Harmon, a safety on the Patriots, played with dozens of students in the gymnasium and shared messages about the importance of health, wellness, and staying in school.

Since the start of the VBABC in January, 13 Vermont schools have enrolled to increase students’ access to a healthy start to the day. Research shows that the single most effective intervention a school can make to increase breakfast participation is to make breakfast available for students after the first school bell of the day.

“School breakfast after the bell is a win-win opportunity for everyone involved,” said Ed Oravec, Morristown school principal. “Students win with better access to good nutrition, which leads to improved attention and performance, and schools benefit from improved meal program finances.”

Anore Horton, nutrition initiatives director from Hunger Free Vermont, says that research links school breakfast with improved academic performance and behavior in students, but that not enough students are eating breakfast every day.

“Breakfast After the Bell is a proven strategy for increasing participation in our school breakfast program,” said Horton. “We are excited to see more schools offering breakfast in this model and therefore more students eating the healthy breakfasts provided by their schools, while developing life-long healthy eating habits.”
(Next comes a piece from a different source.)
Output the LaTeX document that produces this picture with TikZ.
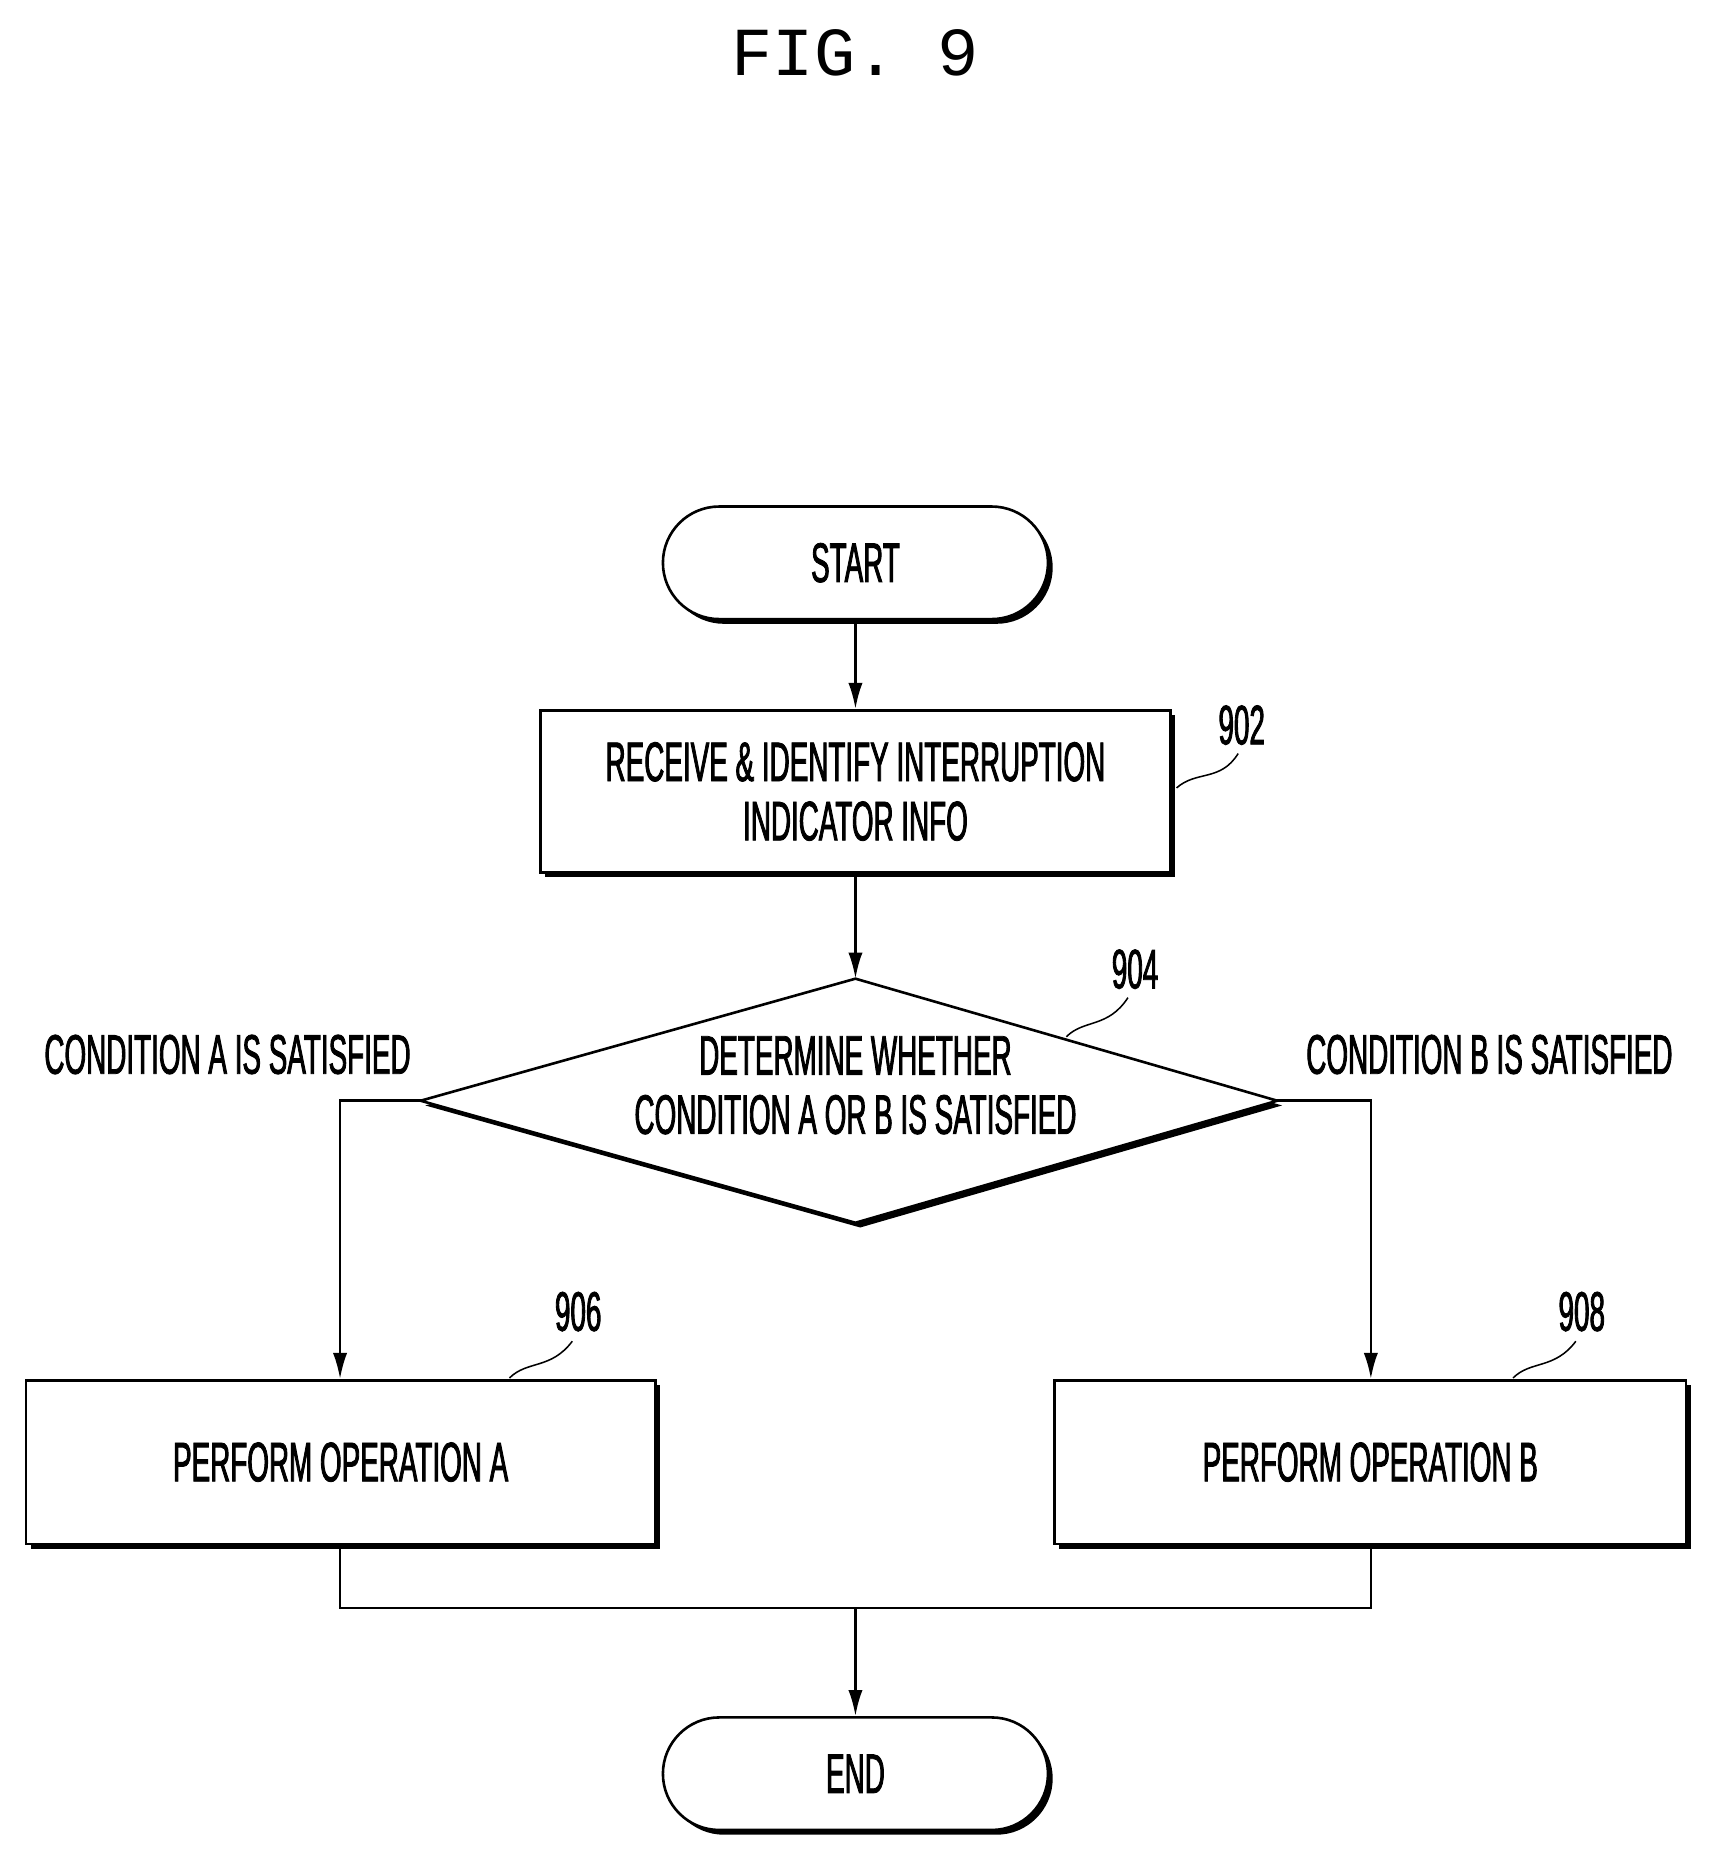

New England Dairy & Food Council and Hunger Free Vermont launched the challenge in January 2016. The VBABC is a multi-faceted project that includes resources, funding opportunities and awards, all in the name of ensuring students start the day with a healthy meal. The challenge will run for two four-month terms: January 2016 to April 2016 and September 2016 to December 2016.

“The challenge is a way for dairy farmers to continue to support breakfast programs in Vermont,” said registered dietitian Jill Hussels of New England Dairy & Food Council. “Over the past two years, $67,633 in funding has been provided to Vermont schools by the dairy farmers of Vermont and New England in support of the many benefits of school breakfast including improved test scores and fewer visits to the school nurse.”

During the event today, students also heard from several additional wellness champions including: 9th grade student Parker Spaulding from Spaulding High School and Vermont Student Ambassador for Fuel Up to Play 60, and Morristown School Food Service Director Jeffrey Brynn.